Mater Dolorosa. The Unruined Heart.

The swords through your heart are not the ones that caused your wounds, but rather, these swords of strength were earned by your struggle through hard times.

Sword of Surrender is one of the swords. It means the sword to use to withstand this time of learning. Isn’t it true sometimes that learning is really painful, or really hard?

The second, Sword of Veils, pierces the hidden meaning of this time to cut right through all the fog, all the veiling that occludes the center, the core, the sweetness, the heart, the hope, the jewel at the center of the wound.

The third sword, a Sword of Healing, to lance open one’s own agony and bitterness to let it drain away.

The Sword of New Life to cut through, to cut loose, and to plant anew. Long ago, people used their swords to plant with. They would drive them into the ground, pour the seed, take a step, drive the sword into the ground, plant a seed, take a step. Because there used to be farmer warriors who were holy people and they used their swords for everything.

Sword of Courage is the next one: to speak up, to row on with, to touch others with. Remember to be knighted, a king would touch the sword to the shoulder of the knight: meaning you can take this blow. You can take this. You are strong.

The Sword of Life Force to draw from, to lean on, to purify.

The Sword of Love is often the heaviest to lift consistently. The sword turns one away from war, resentment, retaliation, and instead helps one to fall into the arms of immaculate strength at the center through the Holy Woman.

So we pray.

Oh immaculate heart of my mother, give me shelter in the beautiful chambers of your heart. Keep me strong, fierce, loving, and able in this world. Remind me. Remind me daily that despite my imperfections, my heart remains completely unruined. So may it be for you. So may it be for me. So may it be for all of us. In her name, amen,—which means “let it be so.”

TS: Beautiful. Thank you. And just one final question. I can’t let you go without asking. How is this new work related to your classic bestseller Women Who Run With the Wolves?

CPE: This work, Untie the Strong Woman, is a continuation of all my other works. I’m looking at the largest archetype of the holy, integral woman from many different angles. So Wild Woman, Wise Woman, Holy Woman, they share the same heartbeat. I wrote in Women Who Run with the Wolves that the Wild Woman archetype is not savage or out of control but is a natural, instinctual set of longings and knowings that are embedded in our psyches.

The Dangerous Old Woman audio series, which is on the myths and stories of the Wise Woman archetype, is concomitant with the idea that wisdom is not a condition, it’s a holy endeavor. In Women Who Run With the Wolves, I wrote aspects that belong to Holy Mother, that a woman who is in her instinctual, intuitive nature, eats nourishing food, rests in peace, follows calling, renders loyalty, loves the children, dances with joy, tunes her ears to more than just herself, attends to death and resurrection, creates love in the world in all ways, prays by speaking truths that will raise herself and others. You find all of these premises in all my work: Women Who Run with the Wolves about the Wild Woman archetype, the Dangerous Old Woman, about the Wise Woman archetype and Untie the Strong Woman, about the Holy Mother.

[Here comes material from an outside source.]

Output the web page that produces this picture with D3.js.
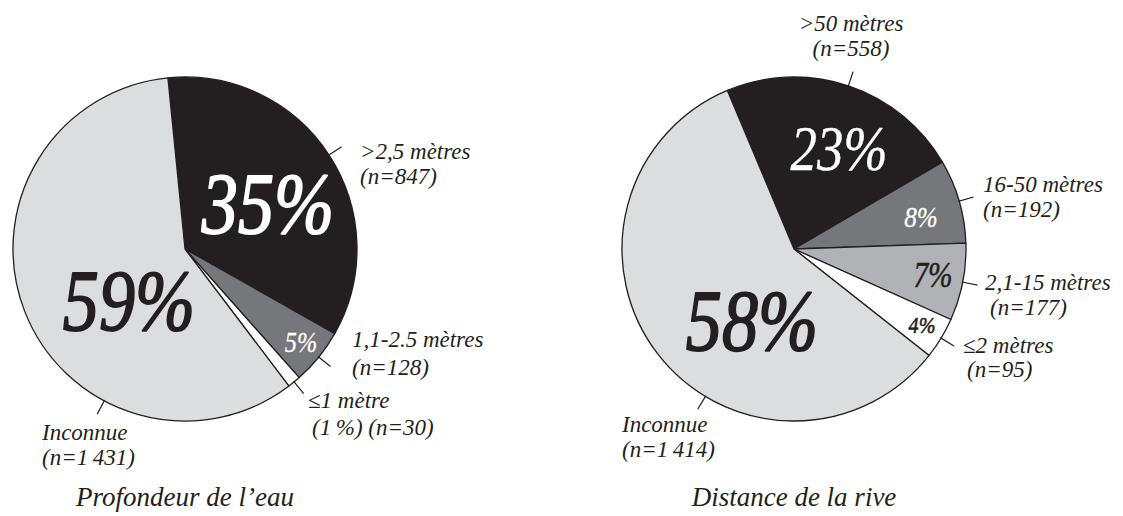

TS: Wonderful. I’ve been speaking with Dr. Clarissa Pinkola Estés—she’s the author of a new book and a four-session audio series, both from Sounds True, called Untie the Strong Woman: Blessed Mother’s Immaculate Love for the Wild Soul. Thank you, CPE, as always, for sharing light from the unruined heart with us.

CPE: Thank you, Tami. Thank you for flying.

TS: Soundstrue.com. Many voices, one Journey. Thanks for listening.